Das Thema der medialen Darstellungsformen in der Kunst ist allgegenwärtig, in Museen wird gestritten, ob es noch der Erklärungstexte braucht, im Theater wird der Einsatz von Beamern immer präsenter. Auch das Kollektiv um Stefanie Hauser, Pauline Junginger und Johanna Pigors wählte einen multimedialen Ansatz. So laufen per Projektion zwei Handlungsstränge parallel, die nur einmal – Dr. Wangel ist auf der Leinwand zu sehen – zusammengefügt werden. Zum Einen also besagtes Ibsen-Stück inmitten des Kesselhauses, zum Anderen eine Video-und Klanginstallation auf diversen Leinwänden. Die popkulturellen Videosequenzen zeigen beispielsweise eine Gruppe von hauptsächlich jungen Mädchen, die in einem Mermaid-Kurs erklärt bekommen, wie sich eine richtige Meerjungfrau zu verhalten hat. Oder den sich immer wiederholenden Anfang Heinrich Heines Loreleylieds: Ich weiß nicht was soll es bedeuten...

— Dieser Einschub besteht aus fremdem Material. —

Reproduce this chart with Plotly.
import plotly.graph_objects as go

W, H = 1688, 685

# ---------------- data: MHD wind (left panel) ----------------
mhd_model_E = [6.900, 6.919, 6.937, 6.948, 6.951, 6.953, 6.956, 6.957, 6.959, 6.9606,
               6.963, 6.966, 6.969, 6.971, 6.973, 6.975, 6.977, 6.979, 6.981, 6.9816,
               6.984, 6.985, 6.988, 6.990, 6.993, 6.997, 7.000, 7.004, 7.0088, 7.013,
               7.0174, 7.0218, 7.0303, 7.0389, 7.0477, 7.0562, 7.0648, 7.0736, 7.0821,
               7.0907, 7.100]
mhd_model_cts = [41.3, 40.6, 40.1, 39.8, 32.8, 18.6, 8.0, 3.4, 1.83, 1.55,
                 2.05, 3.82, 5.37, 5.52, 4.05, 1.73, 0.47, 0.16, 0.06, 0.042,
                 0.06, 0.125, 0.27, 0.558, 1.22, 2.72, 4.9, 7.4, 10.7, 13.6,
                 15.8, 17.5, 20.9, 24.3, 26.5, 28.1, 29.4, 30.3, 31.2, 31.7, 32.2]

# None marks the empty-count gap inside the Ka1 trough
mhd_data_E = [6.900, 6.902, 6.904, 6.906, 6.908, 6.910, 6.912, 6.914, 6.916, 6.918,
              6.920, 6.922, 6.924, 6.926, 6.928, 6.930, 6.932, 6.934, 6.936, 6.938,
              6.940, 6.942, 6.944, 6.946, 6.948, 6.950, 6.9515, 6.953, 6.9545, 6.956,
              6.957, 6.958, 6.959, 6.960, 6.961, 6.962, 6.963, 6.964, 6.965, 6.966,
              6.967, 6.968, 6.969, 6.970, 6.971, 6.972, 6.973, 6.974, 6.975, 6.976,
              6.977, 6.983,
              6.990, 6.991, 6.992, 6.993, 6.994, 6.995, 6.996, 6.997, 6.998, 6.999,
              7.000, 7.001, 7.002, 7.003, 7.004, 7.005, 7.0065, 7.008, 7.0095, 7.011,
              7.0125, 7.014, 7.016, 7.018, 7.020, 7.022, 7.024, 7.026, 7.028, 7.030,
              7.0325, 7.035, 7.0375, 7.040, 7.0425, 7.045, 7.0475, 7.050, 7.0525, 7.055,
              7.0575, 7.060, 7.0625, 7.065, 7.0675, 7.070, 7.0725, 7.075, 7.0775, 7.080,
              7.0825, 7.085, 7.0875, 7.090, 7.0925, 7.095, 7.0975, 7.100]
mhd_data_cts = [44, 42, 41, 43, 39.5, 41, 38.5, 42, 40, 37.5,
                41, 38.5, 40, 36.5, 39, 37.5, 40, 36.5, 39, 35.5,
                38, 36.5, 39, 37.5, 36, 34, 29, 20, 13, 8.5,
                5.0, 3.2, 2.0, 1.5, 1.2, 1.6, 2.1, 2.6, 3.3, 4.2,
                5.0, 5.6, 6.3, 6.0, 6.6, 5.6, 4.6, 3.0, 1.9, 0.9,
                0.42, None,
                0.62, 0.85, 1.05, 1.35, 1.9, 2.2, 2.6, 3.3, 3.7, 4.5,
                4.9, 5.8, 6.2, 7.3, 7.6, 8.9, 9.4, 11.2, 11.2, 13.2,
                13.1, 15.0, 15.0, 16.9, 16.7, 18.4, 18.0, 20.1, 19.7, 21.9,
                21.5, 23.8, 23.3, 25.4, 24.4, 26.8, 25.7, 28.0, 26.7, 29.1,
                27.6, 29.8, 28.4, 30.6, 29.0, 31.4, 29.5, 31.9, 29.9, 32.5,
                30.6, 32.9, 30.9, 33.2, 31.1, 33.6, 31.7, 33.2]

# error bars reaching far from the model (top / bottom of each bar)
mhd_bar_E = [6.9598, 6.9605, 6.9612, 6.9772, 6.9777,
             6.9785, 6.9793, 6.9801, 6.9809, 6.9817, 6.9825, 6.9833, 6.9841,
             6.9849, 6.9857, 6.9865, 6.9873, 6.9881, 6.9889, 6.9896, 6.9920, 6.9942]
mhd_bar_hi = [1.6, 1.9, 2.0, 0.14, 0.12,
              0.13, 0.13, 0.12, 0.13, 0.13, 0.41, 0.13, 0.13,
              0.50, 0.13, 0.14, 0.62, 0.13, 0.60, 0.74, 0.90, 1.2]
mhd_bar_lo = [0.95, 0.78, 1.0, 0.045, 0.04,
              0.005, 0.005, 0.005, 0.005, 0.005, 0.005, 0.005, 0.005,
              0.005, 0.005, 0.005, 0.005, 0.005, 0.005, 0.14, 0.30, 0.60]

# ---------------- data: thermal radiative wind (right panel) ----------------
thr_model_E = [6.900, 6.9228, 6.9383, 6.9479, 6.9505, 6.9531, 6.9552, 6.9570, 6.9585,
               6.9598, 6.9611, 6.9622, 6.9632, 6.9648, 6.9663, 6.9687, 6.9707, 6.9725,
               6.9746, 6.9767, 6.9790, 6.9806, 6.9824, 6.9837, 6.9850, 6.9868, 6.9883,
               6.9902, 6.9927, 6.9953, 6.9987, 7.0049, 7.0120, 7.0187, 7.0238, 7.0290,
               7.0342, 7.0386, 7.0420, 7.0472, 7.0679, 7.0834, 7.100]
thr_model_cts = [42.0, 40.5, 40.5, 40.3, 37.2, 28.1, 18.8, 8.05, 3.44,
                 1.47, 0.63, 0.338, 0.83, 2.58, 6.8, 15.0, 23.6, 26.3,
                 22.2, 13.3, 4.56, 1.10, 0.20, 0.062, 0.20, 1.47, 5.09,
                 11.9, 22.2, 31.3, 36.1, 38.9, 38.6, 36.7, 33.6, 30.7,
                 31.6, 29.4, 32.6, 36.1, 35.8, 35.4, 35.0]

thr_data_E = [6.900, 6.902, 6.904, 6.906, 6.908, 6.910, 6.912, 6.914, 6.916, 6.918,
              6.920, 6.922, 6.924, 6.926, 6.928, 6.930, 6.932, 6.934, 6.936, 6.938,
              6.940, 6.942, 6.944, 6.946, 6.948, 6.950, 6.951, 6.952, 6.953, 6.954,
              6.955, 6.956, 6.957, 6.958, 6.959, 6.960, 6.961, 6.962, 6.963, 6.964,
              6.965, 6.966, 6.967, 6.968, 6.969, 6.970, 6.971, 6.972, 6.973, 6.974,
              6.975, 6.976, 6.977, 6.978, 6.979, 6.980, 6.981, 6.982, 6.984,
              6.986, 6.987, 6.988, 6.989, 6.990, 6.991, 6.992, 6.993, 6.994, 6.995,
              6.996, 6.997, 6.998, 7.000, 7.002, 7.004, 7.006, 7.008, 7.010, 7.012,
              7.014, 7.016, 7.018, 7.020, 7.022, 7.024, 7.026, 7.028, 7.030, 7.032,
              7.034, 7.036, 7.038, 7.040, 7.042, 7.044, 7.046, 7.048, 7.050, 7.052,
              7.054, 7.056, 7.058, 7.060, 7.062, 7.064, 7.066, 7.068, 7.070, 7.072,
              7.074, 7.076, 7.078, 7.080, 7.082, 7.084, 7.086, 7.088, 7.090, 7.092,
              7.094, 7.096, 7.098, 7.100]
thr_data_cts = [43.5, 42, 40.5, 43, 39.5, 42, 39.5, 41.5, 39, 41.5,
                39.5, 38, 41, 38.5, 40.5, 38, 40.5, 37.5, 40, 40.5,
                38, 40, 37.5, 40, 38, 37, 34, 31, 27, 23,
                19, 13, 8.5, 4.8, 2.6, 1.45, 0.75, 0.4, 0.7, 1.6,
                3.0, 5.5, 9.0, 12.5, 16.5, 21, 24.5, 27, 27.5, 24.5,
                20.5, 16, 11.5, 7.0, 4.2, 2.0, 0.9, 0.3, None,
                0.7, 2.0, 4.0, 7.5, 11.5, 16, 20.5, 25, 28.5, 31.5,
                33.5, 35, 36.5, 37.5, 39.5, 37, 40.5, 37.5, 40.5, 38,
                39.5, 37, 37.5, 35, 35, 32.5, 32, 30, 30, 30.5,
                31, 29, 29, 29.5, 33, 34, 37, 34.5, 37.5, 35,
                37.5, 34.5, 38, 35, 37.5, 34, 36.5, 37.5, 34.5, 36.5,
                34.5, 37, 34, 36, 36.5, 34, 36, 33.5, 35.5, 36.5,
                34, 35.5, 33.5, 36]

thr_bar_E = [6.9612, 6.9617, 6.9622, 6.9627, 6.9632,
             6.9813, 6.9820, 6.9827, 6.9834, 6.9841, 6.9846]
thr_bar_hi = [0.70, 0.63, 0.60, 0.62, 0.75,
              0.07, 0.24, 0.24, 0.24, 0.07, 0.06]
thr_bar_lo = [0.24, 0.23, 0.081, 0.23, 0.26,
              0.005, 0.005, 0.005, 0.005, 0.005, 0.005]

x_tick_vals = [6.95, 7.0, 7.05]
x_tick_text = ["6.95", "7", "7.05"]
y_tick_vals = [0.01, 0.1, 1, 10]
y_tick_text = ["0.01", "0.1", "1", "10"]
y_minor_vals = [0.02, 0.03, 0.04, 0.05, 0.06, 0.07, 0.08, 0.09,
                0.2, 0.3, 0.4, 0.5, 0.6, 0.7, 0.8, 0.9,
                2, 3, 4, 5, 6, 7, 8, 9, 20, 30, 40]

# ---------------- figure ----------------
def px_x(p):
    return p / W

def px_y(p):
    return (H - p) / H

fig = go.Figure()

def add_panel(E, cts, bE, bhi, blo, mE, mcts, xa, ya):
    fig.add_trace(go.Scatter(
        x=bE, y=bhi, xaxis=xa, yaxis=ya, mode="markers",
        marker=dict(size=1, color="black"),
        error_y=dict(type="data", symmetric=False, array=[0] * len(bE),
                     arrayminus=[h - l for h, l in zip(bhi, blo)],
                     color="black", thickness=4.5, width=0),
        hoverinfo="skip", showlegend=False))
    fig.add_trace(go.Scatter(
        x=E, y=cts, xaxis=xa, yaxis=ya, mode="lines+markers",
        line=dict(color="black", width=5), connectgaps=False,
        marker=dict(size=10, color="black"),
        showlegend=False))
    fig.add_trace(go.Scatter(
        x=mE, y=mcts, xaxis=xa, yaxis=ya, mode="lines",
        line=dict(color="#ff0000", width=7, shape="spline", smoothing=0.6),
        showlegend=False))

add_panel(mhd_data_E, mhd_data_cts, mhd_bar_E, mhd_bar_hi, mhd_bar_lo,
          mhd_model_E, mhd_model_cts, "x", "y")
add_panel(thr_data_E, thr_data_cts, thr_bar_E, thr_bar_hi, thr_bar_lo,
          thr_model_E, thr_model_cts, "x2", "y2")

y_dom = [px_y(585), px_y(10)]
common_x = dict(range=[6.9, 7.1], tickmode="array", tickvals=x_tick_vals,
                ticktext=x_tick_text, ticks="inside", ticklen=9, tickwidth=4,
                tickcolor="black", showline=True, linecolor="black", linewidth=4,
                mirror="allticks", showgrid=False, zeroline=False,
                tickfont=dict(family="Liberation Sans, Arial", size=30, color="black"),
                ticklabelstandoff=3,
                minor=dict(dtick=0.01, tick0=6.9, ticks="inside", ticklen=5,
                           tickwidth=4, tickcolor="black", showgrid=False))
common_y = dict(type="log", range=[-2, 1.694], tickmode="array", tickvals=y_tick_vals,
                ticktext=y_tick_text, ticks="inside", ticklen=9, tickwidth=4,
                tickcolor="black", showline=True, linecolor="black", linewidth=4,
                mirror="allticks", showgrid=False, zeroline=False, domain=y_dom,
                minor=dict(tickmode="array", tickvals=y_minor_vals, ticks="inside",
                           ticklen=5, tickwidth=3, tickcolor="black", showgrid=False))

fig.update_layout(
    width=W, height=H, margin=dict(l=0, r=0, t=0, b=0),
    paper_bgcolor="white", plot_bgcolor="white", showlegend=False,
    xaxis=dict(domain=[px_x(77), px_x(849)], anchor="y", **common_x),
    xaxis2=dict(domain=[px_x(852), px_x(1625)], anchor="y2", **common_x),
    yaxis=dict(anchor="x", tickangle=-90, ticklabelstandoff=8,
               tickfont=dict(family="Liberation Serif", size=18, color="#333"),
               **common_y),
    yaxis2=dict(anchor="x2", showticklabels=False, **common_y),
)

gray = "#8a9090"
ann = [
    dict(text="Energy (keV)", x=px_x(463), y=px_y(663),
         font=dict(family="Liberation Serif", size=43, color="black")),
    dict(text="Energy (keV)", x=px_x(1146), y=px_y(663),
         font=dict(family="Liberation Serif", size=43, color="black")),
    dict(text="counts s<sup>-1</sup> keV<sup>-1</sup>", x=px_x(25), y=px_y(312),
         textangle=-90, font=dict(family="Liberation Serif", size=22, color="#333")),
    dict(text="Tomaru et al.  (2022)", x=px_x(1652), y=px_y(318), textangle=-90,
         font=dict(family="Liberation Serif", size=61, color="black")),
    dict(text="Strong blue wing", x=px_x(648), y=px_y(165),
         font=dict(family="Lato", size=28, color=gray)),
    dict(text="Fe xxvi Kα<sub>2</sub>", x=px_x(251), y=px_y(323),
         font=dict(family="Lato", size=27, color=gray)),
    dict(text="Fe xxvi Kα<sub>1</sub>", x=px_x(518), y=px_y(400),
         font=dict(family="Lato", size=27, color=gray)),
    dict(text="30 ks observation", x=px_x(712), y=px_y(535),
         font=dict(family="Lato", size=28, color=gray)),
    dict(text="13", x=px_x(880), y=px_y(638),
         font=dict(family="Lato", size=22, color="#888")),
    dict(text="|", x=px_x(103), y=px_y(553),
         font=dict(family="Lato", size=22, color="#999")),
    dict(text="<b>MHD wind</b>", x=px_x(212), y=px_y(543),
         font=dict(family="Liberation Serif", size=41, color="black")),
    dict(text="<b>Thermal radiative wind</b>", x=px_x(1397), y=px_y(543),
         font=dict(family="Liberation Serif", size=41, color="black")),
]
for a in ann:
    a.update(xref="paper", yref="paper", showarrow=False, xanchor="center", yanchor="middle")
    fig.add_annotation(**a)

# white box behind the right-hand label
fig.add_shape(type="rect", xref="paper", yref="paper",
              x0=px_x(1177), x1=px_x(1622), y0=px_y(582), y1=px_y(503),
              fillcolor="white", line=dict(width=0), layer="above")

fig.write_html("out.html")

Die Videosequenzen unterhalten, zumal das repetitive Motiv Wasser in verschiedenen Formen auch humoristisch auftaucht. Der Aufmerksamkeit auf den Monolog der Schauspielerin hilft dies jedoch nicht unbedingt, teilweise lassen sich leicht überforderte Blicke im Publikum ausmachen, wohin man denn nun sehen solle. Denn auch eine Bühne und Theaterstühle vermisst man vergebens. Doch das stört überhaupt nicht: Die Zuschauer reihen sich teils stehend, teils sitzend um die mittig aufgebaute Szene auf. So werden sie regelrecht angezogen, von dieser Frau auf dem Hügel inmitten des Meeres.